GOAL OF THE EXERCISE
Pictures stay out. Extract the lines below from the first one through the line with "import plotly.graph_objects as go", both included.

DATA EXCERPT
□ □ □ □

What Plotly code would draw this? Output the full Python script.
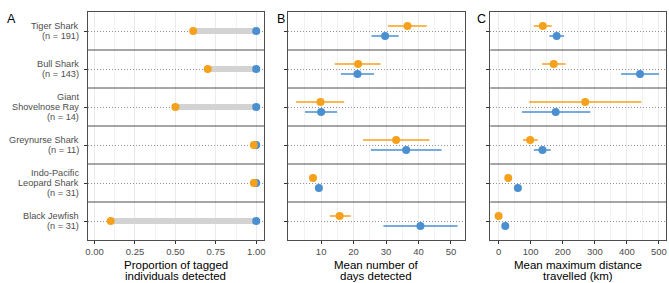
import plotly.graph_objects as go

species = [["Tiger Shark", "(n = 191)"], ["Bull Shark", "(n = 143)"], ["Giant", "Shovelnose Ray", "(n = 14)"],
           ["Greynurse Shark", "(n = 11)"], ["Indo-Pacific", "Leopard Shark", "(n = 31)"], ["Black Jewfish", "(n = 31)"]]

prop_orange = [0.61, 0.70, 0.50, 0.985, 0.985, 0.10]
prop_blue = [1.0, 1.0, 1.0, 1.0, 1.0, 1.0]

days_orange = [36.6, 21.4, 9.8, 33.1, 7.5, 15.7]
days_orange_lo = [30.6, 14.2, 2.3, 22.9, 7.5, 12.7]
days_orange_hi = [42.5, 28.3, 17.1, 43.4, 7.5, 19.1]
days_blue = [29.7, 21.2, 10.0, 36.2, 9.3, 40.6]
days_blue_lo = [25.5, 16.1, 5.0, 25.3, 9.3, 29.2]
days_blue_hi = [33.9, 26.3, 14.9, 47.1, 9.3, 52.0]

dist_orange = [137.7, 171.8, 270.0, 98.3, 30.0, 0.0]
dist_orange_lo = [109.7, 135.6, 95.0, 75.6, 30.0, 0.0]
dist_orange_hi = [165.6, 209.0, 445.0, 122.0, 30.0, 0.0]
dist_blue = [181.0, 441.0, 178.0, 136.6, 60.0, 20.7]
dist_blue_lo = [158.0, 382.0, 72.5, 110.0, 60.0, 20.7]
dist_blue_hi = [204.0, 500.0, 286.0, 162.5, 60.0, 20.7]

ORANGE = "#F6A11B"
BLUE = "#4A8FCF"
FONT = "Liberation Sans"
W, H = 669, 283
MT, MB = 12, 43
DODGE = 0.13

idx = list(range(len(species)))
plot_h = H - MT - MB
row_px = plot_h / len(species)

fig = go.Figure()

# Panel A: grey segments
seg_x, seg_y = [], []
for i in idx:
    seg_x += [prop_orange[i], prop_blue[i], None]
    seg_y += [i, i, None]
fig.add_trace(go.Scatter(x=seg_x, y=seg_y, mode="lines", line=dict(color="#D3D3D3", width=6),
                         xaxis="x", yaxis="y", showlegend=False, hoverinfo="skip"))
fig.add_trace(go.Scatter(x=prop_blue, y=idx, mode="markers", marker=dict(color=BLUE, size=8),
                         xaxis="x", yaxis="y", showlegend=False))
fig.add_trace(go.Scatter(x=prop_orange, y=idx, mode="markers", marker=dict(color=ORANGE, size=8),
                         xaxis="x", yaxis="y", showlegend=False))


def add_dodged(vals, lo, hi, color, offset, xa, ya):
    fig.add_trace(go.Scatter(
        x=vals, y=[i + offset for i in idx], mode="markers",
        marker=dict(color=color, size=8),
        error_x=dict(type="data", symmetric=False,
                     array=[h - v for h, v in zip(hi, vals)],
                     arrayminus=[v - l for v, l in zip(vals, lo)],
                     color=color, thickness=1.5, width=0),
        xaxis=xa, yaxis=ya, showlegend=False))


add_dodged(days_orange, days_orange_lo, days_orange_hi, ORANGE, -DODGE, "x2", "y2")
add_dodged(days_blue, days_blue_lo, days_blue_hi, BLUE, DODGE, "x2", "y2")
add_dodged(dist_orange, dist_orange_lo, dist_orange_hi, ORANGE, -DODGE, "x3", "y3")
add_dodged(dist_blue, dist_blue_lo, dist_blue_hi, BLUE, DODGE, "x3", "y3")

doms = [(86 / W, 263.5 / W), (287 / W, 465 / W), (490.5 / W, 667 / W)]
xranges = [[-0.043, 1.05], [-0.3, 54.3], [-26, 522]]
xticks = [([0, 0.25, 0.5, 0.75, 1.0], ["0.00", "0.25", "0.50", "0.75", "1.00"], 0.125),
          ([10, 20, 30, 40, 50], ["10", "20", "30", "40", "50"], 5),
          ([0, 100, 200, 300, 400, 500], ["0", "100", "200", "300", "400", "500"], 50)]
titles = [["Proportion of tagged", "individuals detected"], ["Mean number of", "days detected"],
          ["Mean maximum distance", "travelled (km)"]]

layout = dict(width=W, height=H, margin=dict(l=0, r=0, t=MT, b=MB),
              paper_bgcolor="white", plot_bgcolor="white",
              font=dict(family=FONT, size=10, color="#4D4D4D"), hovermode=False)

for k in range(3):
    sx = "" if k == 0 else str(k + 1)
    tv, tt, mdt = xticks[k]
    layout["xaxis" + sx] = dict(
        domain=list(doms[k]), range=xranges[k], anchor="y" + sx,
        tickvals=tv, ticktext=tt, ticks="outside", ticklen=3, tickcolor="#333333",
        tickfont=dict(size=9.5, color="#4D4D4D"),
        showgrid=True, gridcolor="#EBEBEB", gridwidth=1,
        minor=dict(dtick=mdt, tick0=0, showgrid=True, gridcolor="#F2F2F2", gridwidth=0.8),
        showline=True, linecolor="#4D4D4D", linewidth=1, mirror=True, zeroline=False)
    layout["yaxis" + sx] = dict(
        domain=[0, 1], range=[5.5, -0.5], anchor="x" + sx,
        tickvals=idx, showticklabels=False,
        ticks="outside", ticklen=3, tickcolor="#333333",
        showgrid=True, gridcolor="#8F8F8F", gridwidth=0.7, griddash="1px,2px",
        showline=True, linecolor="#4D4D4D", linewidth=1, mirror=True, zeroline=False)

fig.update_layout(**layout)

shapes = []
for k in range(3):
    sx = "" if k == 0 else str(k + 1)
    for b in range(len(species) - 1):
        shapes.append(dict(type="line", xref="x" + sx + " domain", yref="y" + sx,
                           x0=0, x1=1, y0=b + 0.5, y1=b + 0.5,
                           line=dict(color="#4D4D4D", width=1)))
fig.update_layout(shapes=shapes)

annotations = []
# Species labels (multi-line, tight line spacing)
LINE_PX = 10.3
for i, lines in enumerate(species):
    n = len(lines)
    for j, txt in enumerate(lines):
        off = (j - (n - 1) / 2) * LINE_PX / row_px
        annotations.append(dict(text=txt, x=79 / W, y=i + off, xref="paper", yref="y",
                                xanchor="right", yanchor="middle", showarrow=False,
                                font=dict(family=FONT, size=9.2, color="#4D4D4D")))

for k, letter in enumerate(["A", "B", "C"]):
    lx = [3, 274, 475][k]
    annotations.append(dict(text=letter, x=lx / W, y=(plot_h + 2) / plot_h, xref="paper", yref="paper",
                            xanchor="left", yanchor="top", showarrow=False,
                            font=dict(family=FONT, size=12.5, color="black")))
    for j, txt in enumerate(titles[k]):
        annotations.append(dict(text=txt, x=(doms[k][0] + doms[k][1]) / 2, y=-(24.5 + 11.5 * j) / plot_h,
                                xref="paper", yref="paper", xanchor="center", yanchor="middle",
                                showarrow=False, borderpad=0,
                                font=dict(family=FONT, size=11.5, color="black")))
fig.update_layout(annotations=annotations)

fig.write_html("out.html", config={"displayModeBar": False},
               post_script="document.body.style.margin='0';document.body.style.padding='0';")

□ □ □ □

THE REPLY
What Plotly code would draw this? Output the full Python script.
import plotly.graph_objects as go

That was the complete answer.